Pretty flat :/

Team roles

Data team roles. (p. 91)

No full stacks:

There are some “full-stack” data scientists out there, but very few and far between (p. 58).

… you’ll need two to five data engineers for each data scientist. This ratio is so high because the 80 to 90 percent of the work for tasks fits into data engineering tasks rather than data science tasks (p. 98)

But no super division:

The same team is responsible for both the data pipeline code and keeping it running. This method is chosen to prevent the quintessential “throw it over the fence” problems that have long existed between developers and operations staff where developers create code of questionable quality that the operations team is forced to deal with the problems (p. 15)

Other notes

Related with Data Eng. roadmap

For organizations that previously had only a data science team, the first task that the new data engineering team should take on is cleaning up the technical debt from the data science team (p. 58).

On Nobody wants to be a Data Engineer, and Measuring a data team impact:

Data engineering and —especially— operations won’t get the credit they deserve unless management makes a concerted effort to educate others (p. 103).

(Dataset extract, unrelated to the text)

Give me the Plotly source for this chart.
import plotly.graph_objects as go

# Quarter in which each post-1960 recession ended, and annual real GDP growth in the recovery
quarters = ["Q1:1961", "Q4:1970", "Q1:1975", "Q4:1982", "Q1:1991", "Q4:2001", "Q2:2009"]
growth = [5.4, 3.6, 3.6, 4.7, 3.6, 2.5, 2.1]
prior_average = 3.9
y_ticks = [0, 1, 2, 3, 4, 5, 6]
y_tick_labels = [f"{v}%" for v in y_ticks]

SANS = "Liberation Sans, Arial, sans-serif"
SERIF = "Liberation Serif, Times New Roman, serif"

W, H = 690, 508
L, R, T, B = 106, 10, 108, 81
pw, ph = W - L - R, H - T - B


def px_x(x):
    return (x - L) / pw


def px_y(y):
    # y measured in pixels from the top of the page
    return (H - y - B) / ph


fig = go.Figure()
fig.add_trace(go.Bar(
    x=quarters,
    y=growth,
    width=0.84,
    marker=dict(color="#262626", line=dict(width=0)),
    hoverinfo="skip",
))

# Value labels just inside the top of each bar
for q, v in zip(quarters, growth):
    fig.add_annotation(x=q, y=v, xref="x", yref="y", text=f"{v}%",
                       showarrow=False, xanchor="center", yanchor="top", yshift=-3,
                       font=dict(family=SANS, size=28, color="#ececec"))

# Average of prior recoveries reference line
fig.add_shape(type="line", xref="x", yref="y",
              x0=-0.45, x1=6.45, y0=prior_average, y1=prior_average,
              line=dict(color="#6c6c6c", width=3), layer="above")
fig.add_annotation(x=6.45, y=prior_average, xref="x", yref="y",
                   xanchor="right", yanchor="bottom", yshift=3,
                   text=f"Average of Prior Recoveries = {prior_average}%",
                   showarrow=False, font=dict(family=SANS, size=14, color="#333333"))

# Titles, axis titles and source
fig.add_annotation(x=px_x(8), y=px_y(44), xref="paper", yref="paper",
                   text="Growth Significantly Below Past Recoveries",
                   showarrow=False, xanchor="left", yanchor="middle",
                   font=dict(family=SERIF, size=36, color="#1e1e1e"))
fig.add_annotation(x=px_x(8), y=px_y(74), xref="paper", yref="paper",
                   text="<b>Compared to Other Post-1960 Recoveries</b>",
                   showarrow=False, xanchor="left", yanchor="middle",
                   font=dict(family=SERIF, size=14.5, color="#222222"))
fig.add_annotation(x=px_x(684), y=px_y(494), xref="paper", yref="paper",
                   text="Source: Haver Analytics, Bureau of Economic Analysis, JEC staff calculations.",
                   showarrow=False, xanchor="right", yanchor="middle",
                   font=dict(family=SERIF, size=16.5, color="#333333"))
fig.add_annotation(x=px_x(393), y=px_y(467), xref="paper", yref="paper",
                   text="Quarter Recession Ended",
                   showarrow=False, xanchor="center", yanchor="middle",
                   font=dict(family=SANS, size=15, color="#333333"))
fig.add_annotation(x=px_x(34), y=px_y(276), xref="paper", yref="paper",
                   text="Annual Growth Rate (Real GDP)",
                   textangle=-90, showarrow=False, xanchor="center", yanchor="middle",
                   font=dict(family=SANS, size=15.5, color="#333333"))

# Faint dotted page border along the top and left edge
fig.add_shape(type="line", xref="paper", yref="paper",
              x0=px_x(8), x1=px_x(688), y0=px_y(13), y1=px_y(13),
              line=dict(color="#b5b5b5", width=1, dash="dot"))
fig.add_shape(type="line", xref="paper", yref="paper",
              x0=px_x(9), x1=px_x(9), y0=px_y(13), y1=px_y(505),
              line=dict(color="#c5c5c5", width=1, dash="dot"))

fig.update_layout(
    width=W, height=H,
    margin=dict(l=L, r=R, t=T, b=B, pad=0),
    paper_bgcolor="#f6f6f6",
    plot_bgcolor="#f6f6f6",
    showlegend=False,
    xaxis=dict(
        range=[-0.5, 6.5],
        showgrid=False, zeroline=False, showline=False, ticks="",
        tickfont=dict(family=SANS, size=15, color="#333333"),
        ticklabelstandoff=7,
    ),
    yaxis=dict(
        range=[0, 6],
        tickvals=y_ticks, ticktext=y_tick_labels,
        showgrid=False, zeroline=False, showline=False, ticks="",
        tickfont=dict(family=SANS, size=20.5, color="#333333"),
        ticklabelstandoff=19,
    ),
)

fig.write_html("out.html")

Suggested KPIs for Data Engineering (p. 133) Measuring a data team impact (which, to be hones, is again a bit disappointing):

  • Improvement in data quality.
  • Socialization of data internally and/or externally.
  • Increased self-service data for internal consumption.
  • (For new data engineering teams) Enabling the data science team to do previously impossible tasks.
  • Improvements to data scientist quality of work life.
  • Increased automation of machine learning, code deployment, or code creation.

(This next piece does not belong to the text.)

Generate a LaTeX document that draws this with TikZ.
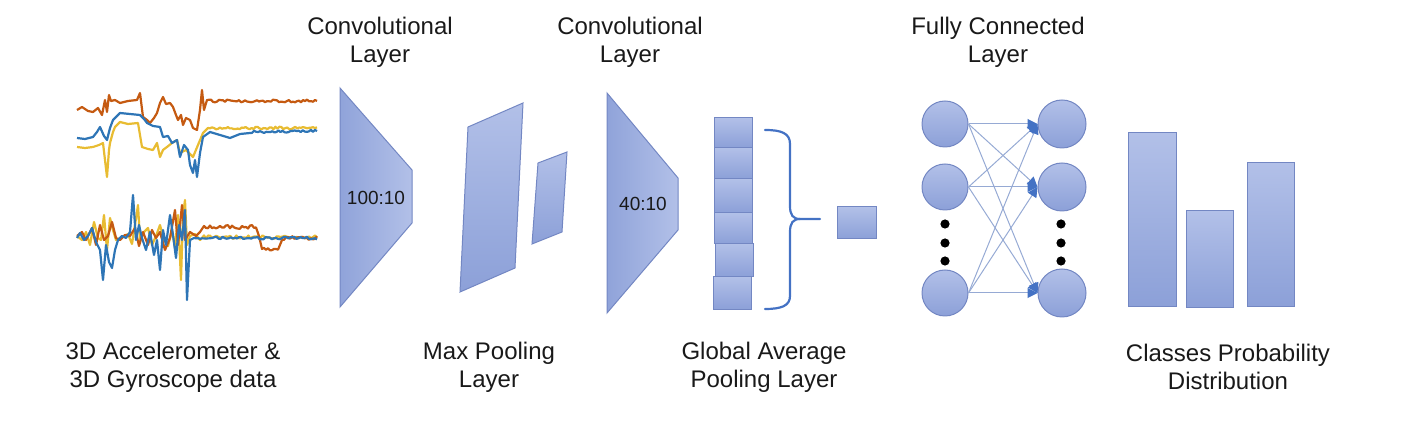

Metadata service importance:

While many firms went begrudgingly into their versions GDPR compliance, one segment realized upside. If you look across Uber, Lyft, Netflix, LinkedIn, Stitch Fix, and other firms roughly in that level of maturity, they each have an open source project regarding a knowledge graph of metadata about dataset usage— Amundsen, Data Hub, Marquez, and so on (p. 115).

To argue for good Model serving:

However, having data science deliver ad hoc models to production is not recommended. Models are data, so they should be subject to the same governance that other data receives, such as data security, auditing, and traceability (p.117).

On writing before starting the project:

We go through every nook and crannny of what they [business] want to do and the business reasons for doing it. Often, the data engineers are getting anxious to start whiteboarding and diagramming out the architecture (p. 126).

A twist on Boring technology:

Learn to only select technology that you hate and look to hate more techonology every day (…). I find that the best technology selection is when you know fully well what is bad about a technology but still is the best technology for the task.